Dietary walnut oil effective in reducing blood vessel growth in mice

(RxWiki News) Do walnuts fight off cancer? A recent Harvard Medical School study showed that walnuts have inhibitory effects upon colorectal cancer in mice.

Many studies indicate that diets high in nuts and seeds lead to lower rates of colorectal cancer.  This data has been supported by animal studies showing that flax seed does indeed have an ability to slow colon tumor growth.

Walnut has also shown effectiveness against colon cancer cell cultures, but until the recent study by Dr. Jutta Nagel, a research fellow in medicine at the Harvard Medical School Beth Israel Deaconess Medical Center’s department of Gastroenterology, few studies have been conducted in live animals involving dietary walnut and its effectiveness against colon cancer.

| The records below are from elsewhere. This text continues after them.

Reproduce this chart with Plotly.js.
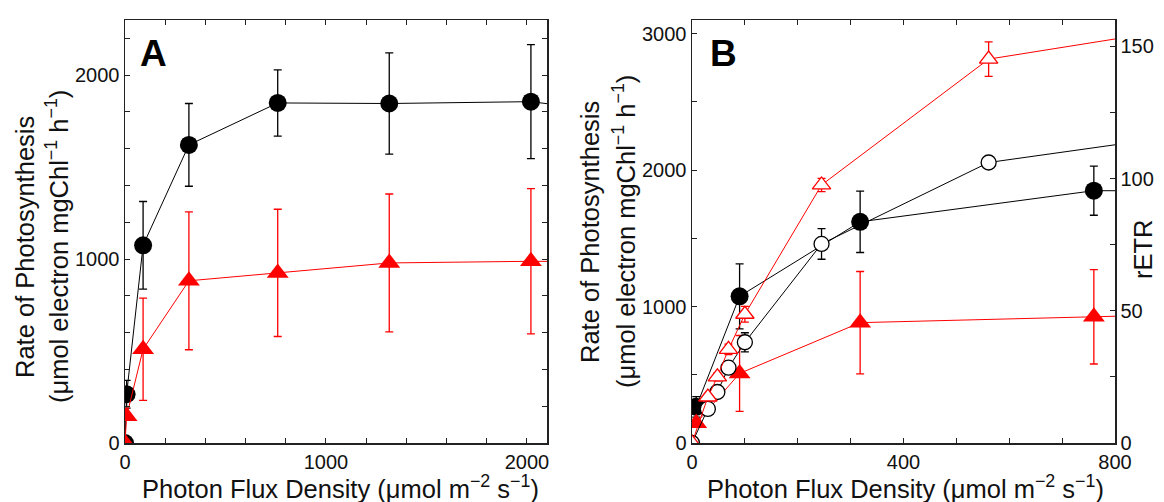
<!DOCTYPE html>
<html>
<head>
<meta charset="utf-8">
<script src="https://cdn.plot.ly/plotly-3.0.1.min.js"></script>
<style>html,body{margin:0;padding:0;background:#fff;}#chart{width:1164px;height:502px;}</style>
</head>
<body>
<div id="chart"></div>
<script>
// Panel A / B photosynthesis (left axis)
const pfd = [0, 8, 90, 318, 760, 1315, 2020, 2500];
const photoBlack = [0, 265, 1075, 1621, 1849, 1846, 1856, 1790];
const photoBlackErr = [0, 75, 238, 225, 180, 275, 310, 0];
const photoRed = [0, 145, 510, 882, 925, 979, 988, 985];
const photoRedErr = [0, 20, 278, 375, 346, 375, 395, 0];
// Panel B rETR (right axis)
const pfdETR = [0, 30, 48, 69, 100, 245, 561, 1000];
const rETRBlack = [0, 12.9, 19.3, 28.5, 38.1, 75.3, 106.1, 118.4];
const rETRBlackErr = [0, 1, 1, 1.5, 3.6, 5.8, 1, 0];
const rETRRed = [0, 17.4, 25, 35.4, 48.7, 97.6, 145.2, 159.2];
const rETRRedErr = [0, 1, 1.5, 2, 3, 2.5, 6.5, 0];
// tick settings
const xTicksA = [0, 1000, 2000];
const yTicksA = [0, 1000, 2000];
const xTicksB = [0, 400, 800];
const yTicksB = [0, 1000, 2000, 3000];
const yTicksETR = [0, 50, 100, 150];

const RED = 'rgb(255,0,0)';
const FONT = 'Arial, "Liberation Sans", sans-serif';
const W = 1164, H = 502;
const px = v => v / W, py = v => 1 - v / H;

function filled(x, y, err, color, symbol, size, xa, ya) {
  return {x, y, xaxis: xa, yaxis: ya, type: 'scatter', mode: 'lines+markers',
    line: {color, width: 1},
    marker: {color, symbol, size, line: {width: 0}},
    error_y: {type: 'data', array: err, visible: true, color, thickness: 1.3, width: 4},
    cliponaxis: true, showlegend: false};
}
function open(x, y, err, color, symbol, size, xa, ya) {
  return {x, y, xaxis: xa, yaxis: ya, type: 'scatter', mode: 'lines+markers',
    line: {color, width: 1},
    marker: {color: 'white', symbol, size, line: {color, width: 1.3}},
    error_y: {type: 'data', array: err, visible: true, color, thickness: 1.3, width: 4},
    cliponaxis: true, showlegend: false};
}

const data = [
  filled(pfd, photoBlack, photoBlackErr, 'black', 'circle', 18, 'x', 'y'),
  filled(pfd, photoRed, photoRedErr, RED, 'triangle-up', 19, 'x', 'y'),
  filled(pfd.slice(1), photoBlack.slice(1), photoBlackErr.slice(1), 'black', 'circle', 18, 'x2', 'y2'),
  filled(pfd.slice(1), photoRed.slice(1), photoRedErr.slice(1), RED, 'triangle-up', 19, 'x2', 'y2'),
  open(pfdETR, rETRBlack, rETRBlackErr, 'black', 'circle', 15, 'x2', 'y3'),
  open(pfdETR, rETRRed, rETRRedErr, RED, 'triangle-up', 16, 'x2', 'y3')
];

function axis(extra) {
  return Object.assign({
    showline: true, linecolor: '#222', linewidth: 1.5, mirror: 'ticks',
    ticks: 'inside', ticklen: 5, tickwidth: 1, tickcolor: '#222',
    showgrid: false, zeroline: false, tickmode: 'array',
    tickfont: {family: FONT, size: 20, color: '#111'},
    fixedrange: true
  }, extra);
}
function ann(text, x, y, size, angle, bold) {
  return {text: bold ? '<b>' + text + '</b>' : text, x: px(x), y: py(y), xref: 'paper', yref: 'paper',
    xanchor: 'center', yanchor: 'middle', showarrow: false, textangle: angle || 0,
    font: {family: FONT, size, color: bold ? 'black' : '#111'}};
}

const yDom = [py(443), py(20)];
const minorStyle = {ticks: 'inside', ticklen: 5, tickcolor: '#222', showgrid: false, tick0: 0};
const TS = 25.5;
const layout = {
  width: W, height: H,
  margin: {l: 0, r: 0, t: 0, b: 0},
  paper_bgcolor: 'white', plot_bgcolor: 'white',
  showlegend: false,
  xaxis: axis({domain: [px(125), px(547)], range: [0, 2100], tickvals: xTicksA,
    minor: Object.assign({dtick: 200}, minorStyle), anchor: 'y'}),
  yaxis: axis({domain: yDom, range: [0, 2300], tickvals: yTicksA,
    minor: Object.assign({dtick: 200}, minorStyle), anchor: 'x'}),
  xaxis2: axis({domain: [px(692), px(1115)], range: [0, 800], tickvals: xTicksB,
    minor: Object.assign({dtick: 100}, minorStyle), anchor: 'y2'}),
  yaxis2: axis({domain: yDom, range: [0, 3100], tickvals: yTicksB, mirror: false,
    minor: Object.assign({dtick: 500}, minorStyle), anchor: 'x2'}),
  yaxis3: axis({domain: yDom, range: [0, 160], tickvals: yTicksETR, mirror: false,
    overlaying: 'y2', side: 'right', anchor: 'x2',
    minor: Object.assign({dtick: 25}, minorStyle)}),
  annotations: [
    ann('A', 153, 53, 37, 0, true),
    ann('B', 723, 53, 37, 0, true),
    ann('Rate of Photosynthesis', 25, 247, TS, -90),
    ann('(μmol electron mgChl<sup>−1</sup> h<sup>−1</sup>)', 57, 247, TS, -90),
    ann('Rate of Photosynthesis', 590, 232, TS, -90),
    ann('(μmol electron mgChl<sup>−1</sup> h<sup>−1</sup>)', 624, 232, TS, -90),
    ann('rETR', 1143, 249, TS, -90),
    ann('Photon Flux Density (μmol m<sup>−2</sup> s<sup>−1</sup>)', 340, 487, TS, 0),
    ann('Photon Flux Density (μmol m<sup>−2</sup> s<sup>−1</sup>)', 905, 487, TS, 0)
  ]
};

Plotly.newPlot('chart', data, layout, {staticPlot: true, displayModeBar: false});
</script>
</body>
</html>
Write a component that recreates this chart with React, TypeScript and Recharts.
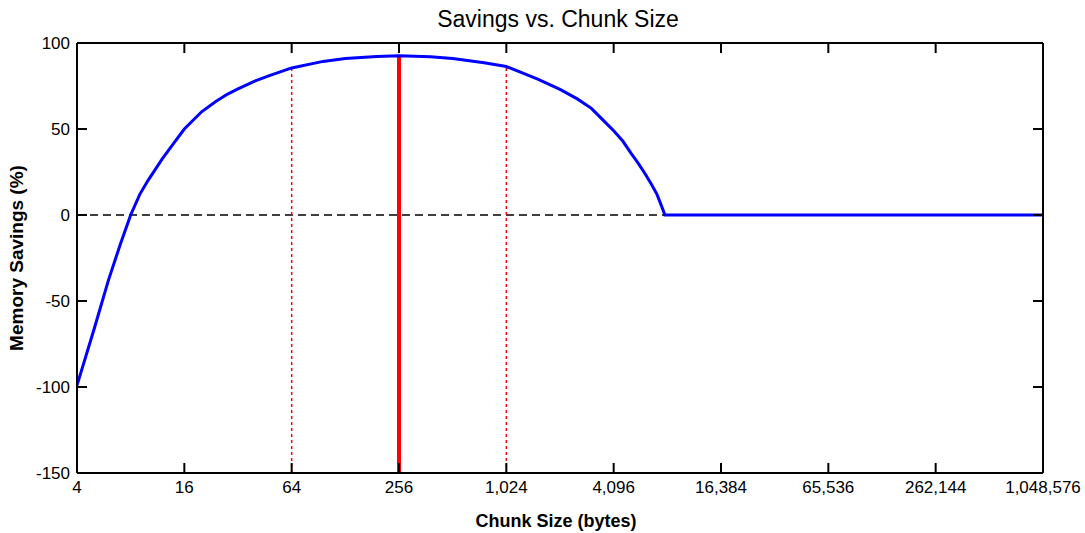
import { Line, LineChart, XAxis, YAxis } from "recharts";

// chunk size in bytes vs. memory savings in percent
const chunkSizes = [
  4, 5, 6, 7, 8, 9, 10, 12, 14, 16, 20, 24, 28, 32, 40, 48, 64, 96, 128, 192,
  256, 384, 512, 768, 1024, 1536, 2048, 2560, 3072, 3584, 4096, 4608, 5120,
  5632, 6144, 6656, 7168, 7680, 7936, 1048576,
];
const savings = [
  -99, -66, -38, -17, 0, 12, 20, 32.5, 42, 50, 60, 66, 70.3, 73.3, 78, 81,
  85.5, 89.3, 91, 92.2, 92.6, 92, 91, 88.5, 86.3, 79, 73, 67.5, 62, 55, 49, 43,
  36, 30, 24, 18, 12, 4, 0, 0,
];

// vertical markers: 256 is the chosen size, 64 and 1024 the bounds
const markerSizes = [64, 256, 1024];
const markerTops = [85.5, 92.6, 86.3];

const xTicks = [4, 16, 64, 256, 1024, 4096, 16384, 65536, 262144, 1048576];
const yTicks = [-150, -100, -50, 0, 50, 100];

const X_DOMAIN = [4, 1048576];
const Y_DOMAIN = [-150, 100];
const FONT = "'Liberation Sans', Arial, Helvetica, sans-serif";
const TICK_LEN = 10;

const curveData = chunkSizes.map((c, i) => ({ chunk: c, level: savings[i] }));
const zeroLine = [
  { chunk: X_DOMAIN[0], level: 0 },
  { chunk: X_DOMAIN[1], level: 0 },
];
const markerData = markerSizes.map((c, i) => [
  { chunk: c, level: Y_DOMAIN[0] },
  { chunk: c, level: markerTops[i] },
]);

const fmt = (v: number) => v.toLocaleString("en-US");

const BottomTick = ({ x, y, payload }: any) => (
  <g>
    <line x1={x} x2={x} y1={y} y2={y - TICK_LEN} stroke="#000" strokeWidth={2} />
    <text
      x={x}
      y={y + 8}
      dy="0.71em"
      textAnchor="middle"
      fontSize={17}
      fontFamily={FONT}
      fill="#000"
    >
      {fmt(payload.value)}
    </text>
  </g>
);

const TopTick = ({ x, y }: any) => (
  <line x1={x} x2={x} y1={y} y2={y + TICK_LEN} stroke="#000" strokeWidth={2} />
);

const LeftTick = ({ x, y, payload }: any) => (
  <g>
    <line x1={x} x2={x + TICK_LEN} y1={y} y2={y} stroke="#000" strokeWidth={2} />
    <text
      x={x - 7}
      y={y}
      dy="0.355em"
      textAnchor="end"
      fontSize={17}
      fontFamily={FONT}
      fill="#000"
    >
      {payload.value}
    </text>
  </g>
);

const RightTick = ({ x, y }: any) => (
  <line x1={x} x2={x - TICK_LEN} y1={y} y2={y} stroke="#000" strokeWidth={2} />
);

const markerStyles = [
  { width: 1.5, dash: "3 3" },
  { width: 4, dash: undefined },
  { width: 1.5, dash: "3 3" },
];

export default function App() {
  return (
    <div style={{ position: "absolute", left: 0, top: 0, background: "#fff" }}>
      <LineChart
        width={1085}
        height={533}
        margin={{ top: 0, right: 0, bottom: 0, left: 0 }}
        style={{ fontFamily: FONT }}
      >
        <XAxis
          dataKey="chunk"
          type="number"
          scale="log"
          domain={X_DOMAIN}
          ticks={xTicks}
          interval={0}
          allowDataOverflow
          height={60}
          tickSize={0}
          tickMargin={0}
          tick={<BottomTick />}
          axisLine={{ stroke: "#000", strokeWidth: 2 }}
          label={{
            value: "Chunk Size (bytes)",
            position: "insideBottom",
            offset: 6,
            fontSize: 18,
            fontWeight: "bold",
            fill: "#000",
            dx: -4,
          }}
        />
        <XAxis
          xAxisId="top"
          orientation="top"
          dataKey="chunk"
          type="number"
          scale="log"
          domain={X_DOMAIN}
          ticks={xTicks}
          interval={0}
          allowDataOverflow
          height={43}
          tickSize={0}
          tickMargin={0}
          tick={<TopTick />}
          axisLine={{ stroke: "#000", strokeWidth: 2 }}
          label={{
            value: "Savings vs. Chunk Size",
            position: "insideTop",
            offset: 11,
            fontSize: 23,
            fill: "#000",
            dx: -2,
          }}
        />
        <YAxis
          type="number"
          domain={Y_DOMAIN}
          ticks={yTicks}
          interval={0}
          allowDataOverflow
          width={77}
          tickSize={0}
          tickMargin={0}
          tick={<LeftTick />}
          axisLine={{ stroke: "#000", strokeWidth: 2 }}
          label={{
            value: "Memory Savings (%)",
            angle: -90,
            position: "insideLeft",
            offset: 16,
            fontSize: 19,
            fontWeight: "bold",
            fill: "#000",
            style: { textAnchor: "middle" },
          }}
        />
        <YAxis
          yAxisId="right"
          orientation="right"
          type="number"
          domain={Y_DOMAIN}
          ticks={yTicks}
          interval={0}
          allowDataOverflow
          width={42}
          tickSize={0}
          tickMargin={0}
          tick={<RightTick />}
          axisLine={{ stroke: "#000", strokeWidth: 2 }}
        />

        <Line
          data={zeroLine}
          xAxisId="top"
          yAxisId="right"
          dataKey="level"
          stroke="#000"
          strokeWidth={1.5}
          strokeDasharray="8 5"
          dot={false}
          activeDot={false}
          isAnimationActive={false}
        />
        {markerData.map((d, i) => (
          <Line
            key={`marker-${i}`}
            data={d}
            dataKey="level"
            stroke="#ff0000"
            strokeWidth={markerStyles[i].width}
            strokeDasharray={markerStyles[i].dash}
            dot={false}
            activeDot={false}
            isAnimationActive={false}
          />
        ))}
        <Line
          data={curveData}
          dataKey="level"
          stroke="#0000ff"
          strokeWidth={3}
          dot={false}
          activeDot={false}
          isAnimationActive={false}
        />
      </LineChart>
    </div>
  );
}
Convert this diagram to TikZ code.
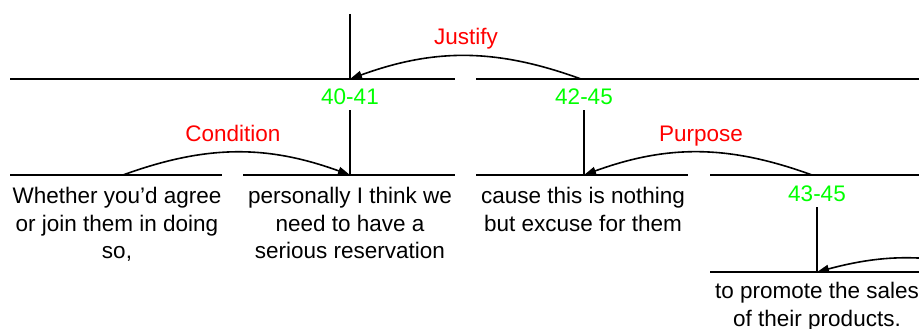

"Add walnuts and flaxseed to your diet."

Studies like Dr. Nagel’s empower primary care physicians and oncologist with more confidence in suggesting specific dietary strategies to possibly help prevent, colorectal cancer.

The study itself was published in the January issue of Nutrition Journal. Dr. Nagel and his team conducted their research by feeding cancerous mice a diet rich in either whole ground walnut or an equivalent caloric amount of either flax seed oil or corn oil.

The amount of walnut in the diet was equivalent to two servings for a human or around 20% of a 2000 calorie/day diet.

The mice fed flax oil or walnut showed improvement in terms of smaller tumor size and less tumor proliferation. These results were determined by measuring the size of tumors after the experimental period was concluded and measuring the animals blood for signs of tumor proliferation, respectively.

Additionally, the mice fed walnut also showed decreased angiogenesis while the flax fed mice did not. Angiogenesis is a process by which new blood vessels are grown off of existing ones, and cancer cells use this process to bring more blood, and with it more nutrients, to the tumor site. This is measured by microscopic examination of the tumor or by testing blood serum for metabolic markers.

Interrupting this angiogenesis disrupts a key metabolic step in tumor proliferation and can help to slow or prevent tumor growth.

Though more trials are needed, this study is a good step towards achieving effective nutritional therapy and nutritional prevention of colorectal cancer.

On the other hand, eating a few extra handfuls of walnuts each week is a delicious experiment anyone can conduct.

This observational study was published in the January 2012 issue of Nutrition Journal.